Visiting Scholar at Berkeley’s Center for Science, Technology, Medicine and Society

Campanile

Two of Berkeley’s landmarks: The Campanile (in the back) and the Doe Memorial Library.

It has been a while since this blog has received an essential update. This happened mainly because I moved to the U.S. to begin my time as a visiting scholar at the University of California, Berkeley. I have been here for exactly two months and will stay for almost another half a year. I also maintain blog that covers my spare time experiences and is updated more frequently – it is written in German, since it is intended for my family and friends at home.

I am affiliated with the Center for Science, Technology, Medicine and Society at the University of California, Berkeley – or short CSTMS (in informal language, it is also called “customs”). The CSTMS is a vivid research hub that attracts researchers from all kinds of disciplines. It has only a few employees but draws from an incredible network of scholars from all over Berkeley and the world. Although the time and the setting here are very different from my summer last year at the Humboldt Institute for Internet and Society, I enjoy the events, discussions and spaces the center has to offer very much. If you are also interested in becoming a visiting scholar, feel free to get in touch or read how you can apply.

sanfrancisco_eastbay

The bay from a plane: San Francisco (in front), Oakland (back right) and Berkeley (back center).

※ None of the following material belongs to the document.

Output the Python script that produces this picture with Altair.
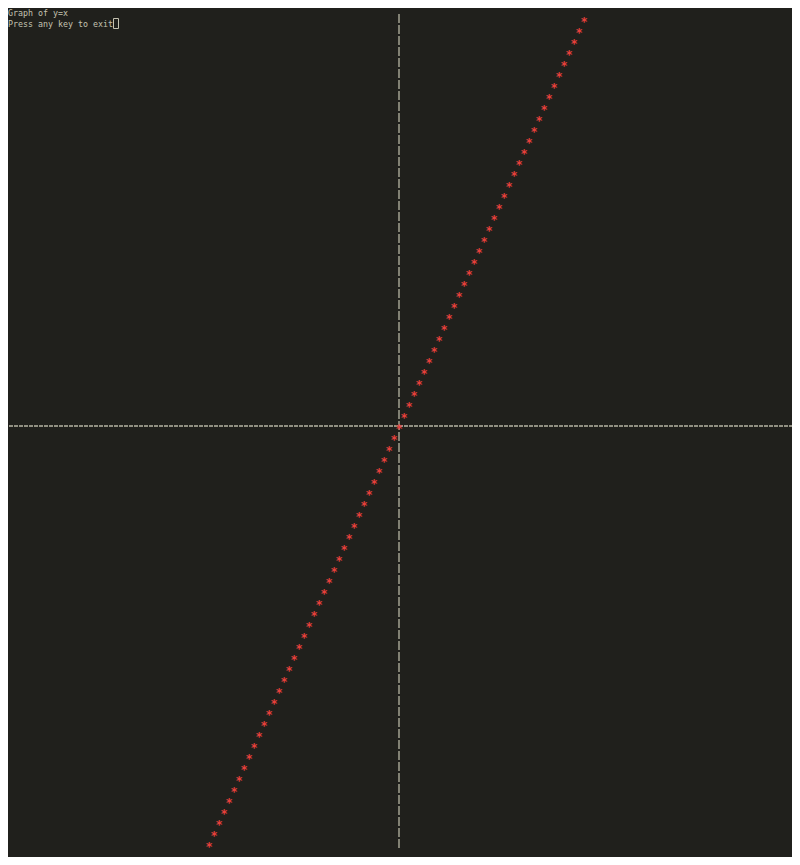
import altair as alt
import pandas as pd

# Data: points of y = x as plotted on the character grid
xs = [-38, -37, -36, -35, -34, -33, -32, -31, -30, -29, -28, -27, -26, -25, -24, -23, -22, -21, -20,
      -19, -18, -17, -16, -15, -14, -13, -12, -11, -10, -9, -8, -7, -6, -5, -4, -3, -2, -1, 0,
      1, 2, 3, 4, 5, 6, 7, 8, 9, 10, 11, 12, 13, 14, 15, 16, 17, 18, 19, 20,
      21, 22, 23, 24, 25, 26, 27, 28, 29, 30, 31, 32, 33, 34, 35, 36, 37]
ys = [-38, -37, -36, -35, -34, -33, -32, -31, -30, -29, -28, -27, -26, -25, -24, -23, -22, -21, -20,
      -19, -18, -17, -16, -15, -14, -13, -12, -11, -10, -9, -8, -7, -6, -5, -4, -3, -2, -1, 0,
      1, 2, 3, 4, 5, 6, 7, 8, 9, 10, 11, 12, 13, 14, 15, 16, 17, 18, 19, 20,
      21, 22, 23, 24, 25, 26, 27, 28, 29, 30, 31, 32, 33, 34, 35, 36, 37]
marker = ["*"] * len(xs)
title_lines = ["Graph of y=x", "Press any key to exit"]
vaxis_top = [37.45]
vaxis_bottom = [-38.4]

BG = "#20201c"
FG = "#c4c2b0"
AXIS = "#b6b5a4"
RED = "#e8403c"

W, H = 784, 849
xscale = alt.Scale(domain=[-78.2, 78.6], nice=False, zero=False)
yscale = alt.Scale(domain=[-39.1818, 38.0], nice=False, zero=False)

pts = pd.DataFrame({"x": xs, "y": ys, "m": marker})

hline = alt.Chart(pd.DataFrame({"y": [0]})).mark_rule(
    color=AXIS, strokeWidth=1.3, strokeDash=[4, 1], strokeDashOffset=1
).encode(y=alt.Y("y:Q", scale=yscale, axis=None))

vline = alt.Chart(pd.DataFrame({"x": [0], "y": vaxis_top, "y2": vaxis_bottom})).mark_rule(
    color=AXIS, strokeWidth=1.3, strokeDash=[9, 2]
).encode(
    x=alt.X("x:Q", scale=xscale, axis=None),
    y=alt.Y("y:Q", scale=yscale, axis=None),
    y2="y2:Q",
)

stars = alt.Chart(pts).mark_text(
    font="DejaVu Sans Mono", fontSize=12, fontWeight="bold", color=RED,
    align="center", baseline="alphabetic", dy=7
).encode(
    x=alt.X("x:Q", scale=xscale, axis=None),
    y=alt.Y("y:Q", scale=yscale, axis=None),
    text="m:N",
)

line1 = alt.Chart(pd.DataFrame({"t": [title_lines[0]]})).mark_text(
    font="DejaVu Sans Mono", fontSize=8.3, color=FG, align="left", baseline="alphabetic"
).encode(x=alt.value(0), y=alt.value(8), text="t:N")

line2 = alt.Chart(pd.DataFrame({"t": [title_lines[1]]})).mark_text(
    font="DejaVu Sans Mono", fontSize=8.3, color=FG, align="left", baseline="alphabetic"
).encode(x=alt.value(0), y=alt.value(19), text="t:N")

cursor = alt.Chart(pd.DataFrame({"c": [1]})).mark_rect(
    filled=False, stroke=FG, strokeWidth=1
).encode(x=alt.value(105.5), x2=alt.value(110.5), y=alt.value(10.5), y2=alt.value(20.5))

chart = alt.layer(hline, vline, stars, line1, line2, cursor).properties(
    width=W, height=H, background=BG, padding=0,
    autosize=alt.AutoSizeParams(type="none"),
).configure_view(stroke=None)

chart.save("out.html", embed_options={"renderer": "svg", "actions": False})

I spend most of my days in the beautiful libraries of Berkeley, writing the publications for my dissertation. Additionally, I audit two classes for graduate students. One is an introduction to science and technology studies, lead by Massimo Mazzotti, the director of the CSTMS. It gives a historic overview of the development of the field. The second seminar, supervised by Cori Hayden, now dean of Berkeley’s Anthropology Department and the former director of the CSTMS, is about “Cloud and Crowds”. We revisit historic and current crowd theory (Le Bon, Canetti, et al.) and discuss these texts in relation to today’s crowd phenomena in ICT and elsewhere.

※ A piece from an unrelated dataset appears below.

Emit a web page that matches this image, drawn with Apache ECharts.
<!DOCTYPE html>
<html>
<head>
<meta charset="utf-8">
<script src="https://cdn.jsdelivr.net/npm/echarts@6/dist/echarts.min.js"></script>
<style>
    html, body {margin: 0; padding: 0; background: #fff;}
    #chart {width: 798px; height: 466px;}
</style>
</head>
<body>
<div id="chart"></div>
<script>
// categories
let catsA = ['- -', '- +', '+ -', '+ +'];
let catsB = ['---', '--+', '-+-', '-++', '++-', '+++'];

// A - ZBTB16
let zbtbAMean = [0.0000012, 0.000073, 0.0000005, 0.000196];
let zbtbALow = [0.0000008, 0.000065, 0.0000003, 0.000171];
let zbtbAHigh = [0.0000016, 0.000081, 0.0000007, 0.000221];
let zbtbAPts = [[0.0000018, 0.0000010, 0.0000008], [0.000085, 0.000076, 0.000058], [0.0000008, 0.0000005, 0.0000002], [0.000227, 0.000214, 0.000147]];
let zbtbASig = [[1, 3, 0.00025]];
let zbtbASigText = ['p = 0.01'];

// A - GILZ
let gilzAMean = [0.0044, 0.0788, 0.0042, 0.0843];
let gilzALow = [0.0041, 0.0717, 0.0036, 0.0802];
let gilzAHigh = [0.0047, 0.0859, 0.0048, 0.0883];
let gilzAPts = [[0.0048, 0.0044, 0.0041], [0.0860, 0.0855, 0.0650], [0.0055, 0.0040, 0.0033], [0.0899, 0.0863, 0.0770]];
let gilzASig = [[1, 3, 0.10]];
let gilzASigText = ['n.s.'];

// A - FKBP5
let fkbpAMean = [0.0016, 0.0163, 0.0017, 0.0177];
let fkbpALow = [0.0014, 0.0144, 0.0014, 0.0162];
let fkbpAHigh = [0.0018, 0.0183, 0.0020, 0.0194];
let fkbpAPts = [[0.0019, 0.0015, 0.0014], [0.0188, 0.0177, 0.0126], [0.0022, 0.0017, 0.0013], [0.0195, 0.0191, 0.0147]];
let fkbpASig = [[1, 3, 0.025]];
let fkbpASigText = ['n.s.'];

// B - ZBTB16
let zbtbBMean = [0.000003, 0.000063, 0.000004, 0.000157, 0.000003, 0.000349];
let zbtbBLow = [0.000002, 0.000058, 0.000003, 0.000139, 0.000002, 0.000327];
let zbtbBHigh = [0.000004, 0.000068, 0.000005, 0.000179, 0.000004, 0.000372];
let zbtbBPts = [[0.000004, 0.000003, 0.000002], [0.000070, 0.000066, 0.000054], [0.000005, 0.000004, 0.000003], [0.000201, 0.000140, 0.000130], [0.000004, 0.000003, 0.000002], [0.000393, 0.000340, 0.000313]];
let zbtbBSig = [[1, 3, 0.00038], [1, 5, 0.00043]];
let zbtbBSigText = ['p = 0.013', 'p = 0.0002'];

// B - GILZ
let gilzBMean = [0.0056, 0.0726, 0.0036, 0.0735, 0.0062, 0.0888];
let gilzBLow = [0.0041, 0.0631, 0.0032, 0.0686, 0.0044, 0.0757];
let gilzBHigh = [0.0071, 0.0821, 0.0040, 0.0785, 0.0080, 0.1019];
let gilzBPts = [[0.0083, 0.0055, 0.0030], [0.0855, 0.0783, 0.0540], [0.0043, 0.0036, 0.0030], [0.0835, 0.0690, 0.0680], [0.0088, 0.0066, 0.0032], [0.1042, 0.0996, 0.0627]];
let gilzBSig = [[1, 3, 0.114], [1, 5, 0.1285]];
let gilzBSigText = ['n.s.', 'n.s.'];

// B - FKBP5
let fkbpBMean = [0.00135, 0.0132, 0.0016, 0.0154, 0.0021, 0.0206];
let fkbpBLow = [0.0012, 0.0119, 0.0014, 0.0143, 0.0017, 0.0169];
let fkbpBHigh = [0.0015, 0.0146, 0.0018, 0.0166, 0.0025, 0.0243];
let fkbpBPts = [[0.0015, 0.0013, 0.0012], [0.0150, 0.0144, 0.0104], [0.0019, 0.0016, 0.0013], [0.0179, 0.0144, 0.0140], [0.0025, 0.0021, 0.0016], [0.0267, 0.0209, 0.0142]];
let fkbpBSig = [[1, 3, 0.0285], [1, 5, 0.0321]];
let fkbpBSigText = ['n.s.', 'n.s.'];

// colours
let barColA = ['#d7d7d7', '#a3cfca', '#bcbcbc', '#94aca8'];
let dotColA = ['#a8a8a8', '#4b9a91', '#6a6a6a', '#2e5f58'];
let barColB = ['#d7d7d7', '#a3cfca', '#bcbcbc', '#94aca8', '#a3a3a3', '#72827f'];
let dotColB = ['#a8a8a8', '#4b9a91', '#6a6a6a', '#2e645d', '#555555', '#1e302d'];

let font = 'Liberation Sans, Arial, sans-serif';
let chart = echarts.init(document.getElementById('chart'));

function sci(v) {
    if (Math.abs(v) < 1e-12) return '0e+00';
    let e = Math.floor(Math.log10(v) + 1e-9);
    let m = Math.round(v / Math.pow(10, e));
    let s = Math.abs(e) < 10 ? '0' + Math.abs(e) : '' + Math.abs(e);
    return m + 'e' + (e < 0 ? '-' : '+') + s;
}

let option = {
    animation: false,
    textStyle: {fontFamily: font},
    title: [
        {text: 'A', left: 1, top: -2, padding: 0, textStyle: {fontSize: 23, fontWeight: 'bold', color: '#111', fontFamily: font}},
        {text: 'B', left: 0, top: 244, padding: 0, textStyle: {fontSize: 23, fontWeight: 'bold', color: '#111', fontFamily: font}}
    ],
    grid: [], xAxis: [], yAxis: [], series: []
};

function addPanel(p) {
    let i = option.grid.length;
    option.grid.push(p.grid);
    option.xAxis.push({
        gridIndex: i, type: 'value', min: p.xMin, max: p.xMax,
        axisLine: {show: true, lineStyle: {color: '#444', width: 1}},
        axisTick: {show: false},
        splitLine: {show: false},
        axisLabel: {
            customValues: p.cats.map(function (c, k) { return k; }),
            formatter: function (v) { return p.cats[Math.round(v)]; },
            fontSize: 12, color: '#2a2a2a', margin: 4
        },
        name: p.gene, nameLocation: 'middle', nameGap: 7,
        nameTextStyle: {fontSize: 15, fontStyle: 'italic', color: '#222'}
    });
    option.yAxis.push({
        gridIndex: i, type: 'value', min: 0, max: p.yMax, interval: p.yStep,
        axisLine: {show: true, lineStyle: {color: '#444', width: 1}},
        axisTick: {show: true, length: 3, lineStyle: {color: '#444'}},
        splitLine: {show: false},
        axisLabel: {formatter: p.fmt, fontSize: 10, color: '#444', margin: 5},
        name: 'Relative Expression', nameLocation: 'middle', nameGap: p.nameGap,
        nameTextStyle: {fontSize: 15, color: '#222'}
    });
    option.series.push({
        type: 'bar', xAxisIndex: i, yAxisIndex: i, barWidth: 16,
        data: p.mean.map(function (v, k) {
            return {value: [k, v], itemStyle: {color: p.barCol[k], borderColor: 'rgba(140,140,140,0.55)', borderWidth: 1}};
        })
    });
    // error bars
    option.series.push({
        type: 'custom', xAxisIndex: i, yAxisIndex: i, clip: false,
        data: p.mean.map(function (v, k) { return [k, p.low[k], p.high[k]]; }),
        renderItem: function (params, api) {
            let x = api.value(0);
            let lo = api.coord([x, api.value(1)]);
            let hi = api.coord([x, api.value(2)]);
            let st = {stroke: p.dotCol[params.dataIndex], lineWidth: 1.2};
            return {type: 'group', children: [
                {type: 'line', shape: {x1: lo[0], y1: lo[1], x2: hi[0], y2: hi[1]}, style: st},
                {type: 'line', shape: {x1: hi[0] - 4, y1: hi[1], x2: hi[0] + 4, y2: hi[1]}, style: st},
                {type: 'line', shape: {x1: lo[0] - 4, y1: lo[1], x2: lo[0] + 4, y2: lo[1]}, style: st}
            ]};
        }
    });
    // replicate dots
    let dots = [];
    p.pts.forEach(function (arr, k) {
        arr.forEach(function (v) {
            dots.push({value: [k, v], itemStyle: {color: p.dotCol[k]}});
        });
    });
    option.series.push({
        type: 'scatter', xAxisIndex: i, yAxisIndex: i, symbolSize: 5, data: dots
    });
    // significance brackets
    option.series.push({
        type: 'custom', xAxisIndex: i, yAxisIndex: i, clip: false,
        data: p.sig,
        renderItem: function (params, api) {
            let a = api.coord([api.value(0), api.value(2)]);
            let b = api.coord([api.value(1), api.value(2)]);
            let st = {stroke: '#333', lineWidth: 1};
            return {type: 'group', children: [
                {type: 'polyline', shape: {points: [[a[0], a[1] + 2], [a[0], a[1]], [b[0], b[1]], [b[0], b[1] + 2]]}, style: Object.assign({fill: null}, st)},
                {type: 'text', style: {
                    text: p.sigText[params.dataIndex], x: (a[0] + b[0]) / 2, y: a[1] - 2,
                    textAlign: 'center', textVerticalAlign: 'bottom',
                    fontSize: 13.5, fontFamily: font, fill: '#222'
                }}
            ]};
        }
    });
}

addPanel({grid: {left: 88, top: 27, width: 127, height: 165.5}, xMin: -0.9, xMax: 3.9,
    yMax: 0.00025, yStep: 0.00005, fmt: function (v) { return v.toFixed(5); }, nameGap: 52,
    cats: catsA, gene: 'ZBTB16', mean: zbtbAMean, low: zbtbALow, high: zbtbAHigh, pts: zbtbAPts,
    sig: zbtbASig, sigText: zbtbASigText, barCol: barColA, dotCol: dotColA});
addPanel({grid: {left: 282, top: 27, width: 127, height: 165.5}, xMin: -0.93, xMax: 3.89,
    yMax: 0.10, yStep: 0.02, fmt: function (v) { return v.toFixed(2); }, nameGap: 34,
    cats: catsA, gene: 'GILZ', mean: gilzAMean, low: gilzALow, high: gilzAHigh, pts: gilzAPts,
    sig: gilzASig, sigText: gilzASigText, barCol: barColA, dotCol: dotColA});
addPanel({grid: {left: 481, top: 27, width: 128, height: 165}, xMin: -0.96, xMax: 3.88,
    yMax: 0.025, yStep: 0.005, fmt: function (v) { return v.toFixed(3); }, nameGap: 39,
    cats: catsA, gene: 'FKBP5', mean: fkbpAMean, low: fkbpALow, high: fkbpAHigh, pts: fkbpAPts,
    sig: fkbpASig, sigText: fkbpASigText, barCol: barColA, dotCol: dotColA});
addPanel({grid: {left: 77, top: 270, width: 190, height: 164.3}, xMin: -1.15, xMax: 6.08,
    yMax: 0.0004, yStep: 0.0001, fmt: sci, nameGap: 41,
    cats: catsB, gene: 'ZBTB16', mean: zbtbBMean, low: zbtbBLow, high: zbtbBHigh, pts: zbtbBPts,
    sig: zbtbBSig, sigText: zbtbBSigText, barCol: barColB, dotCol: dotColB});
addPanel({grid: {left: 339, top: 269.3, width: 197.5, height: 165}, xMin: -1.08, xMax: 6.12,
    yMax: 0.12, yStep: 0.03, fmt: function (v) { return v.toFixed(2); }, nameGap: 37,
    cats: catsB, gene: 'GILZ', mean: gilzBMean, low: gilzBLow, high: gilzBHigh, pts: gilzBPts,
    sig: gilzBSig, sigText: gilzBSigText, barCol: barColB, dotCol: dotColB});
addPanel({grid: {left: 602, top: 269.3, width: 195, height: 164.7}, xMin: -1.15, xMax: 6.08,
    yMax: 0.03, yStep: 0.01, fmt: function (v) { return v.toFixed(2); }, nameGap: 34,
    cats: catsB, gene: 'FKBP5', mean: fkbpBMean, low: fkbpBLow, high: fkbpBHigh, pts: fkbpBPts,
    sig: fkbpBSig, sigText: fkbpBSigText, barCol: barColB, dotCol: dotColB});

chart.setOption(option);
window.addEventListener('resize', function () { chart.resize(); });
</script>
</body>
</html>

What is different at Berkeley compared to the universities where I have studied previously is the sheer incredible number of events and activities one can sign up for. In average, every day there are more than two workshops, talks, working group meetings, movies or panel discussions that are of interest to me. I try to participate in some of these event, but with a slightly bad conscience since I came to advance with my PhD thesis.